Disaster

IT

So today I have my first outage since switching to Synology NAS some seven years ago*. I received an email from my primary NAS, a DS218+, that the box would be going down for a reboot following an update. Some hours later I tried to view one of my internal portal sites, no response. So I checked the unit, to find a flashing blue power light, none of the green status lights were illuminated. I was concerned, especially after searching the forums and discovering posts with titles such as "Blinking blue light of death". However I decided it was best not to act in haste and left the box overnight in case it was a particularly lengthy update.

In the morning the blue light was still flashing and the box did not respond. I stripped the unit down, removing the drives and memory expansion and ran through Synology's diagnosis steps and it was confirmed that the box was dead.
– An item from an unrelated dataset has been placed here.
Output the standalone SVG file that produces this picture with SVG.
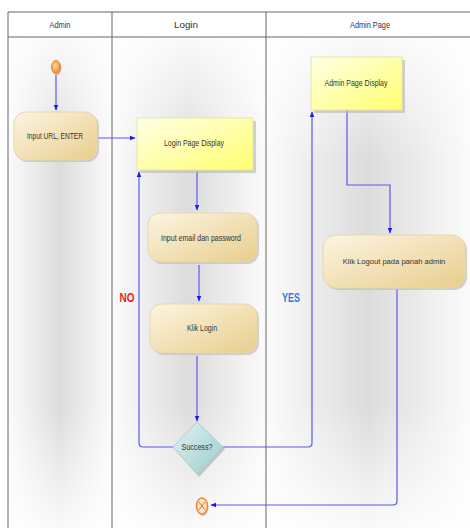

I raised an support ticket with Synology, who concurred and instructed me to first contact the reseller for RMA, in this case Amazon. I have to say I have been consistently impressed with Amazon's no quibble returns policy - I received a notification that a replacement had been shipped within a couple of hours.

I have a data backup strategy that I believe is fairly robust - RAID 1 mirrored drives in the unit, one backup on-site and one off. So I am confident that the data is safe. Unfortunately I don't have a contingency for a unit failure other than RMA, as it wouldn't be worth my while in expense or resources having a second redundant unit. My critical day to day business data is hosted in the cloud in any case.

  • Well, not technically the first, I've had drives fail before. But recovery in that case is simply a matter of popping in a replacement drive and letting the RAID array reconfigure itself, with zero downtime. I've yet to have to resort to restoring from the backup drives.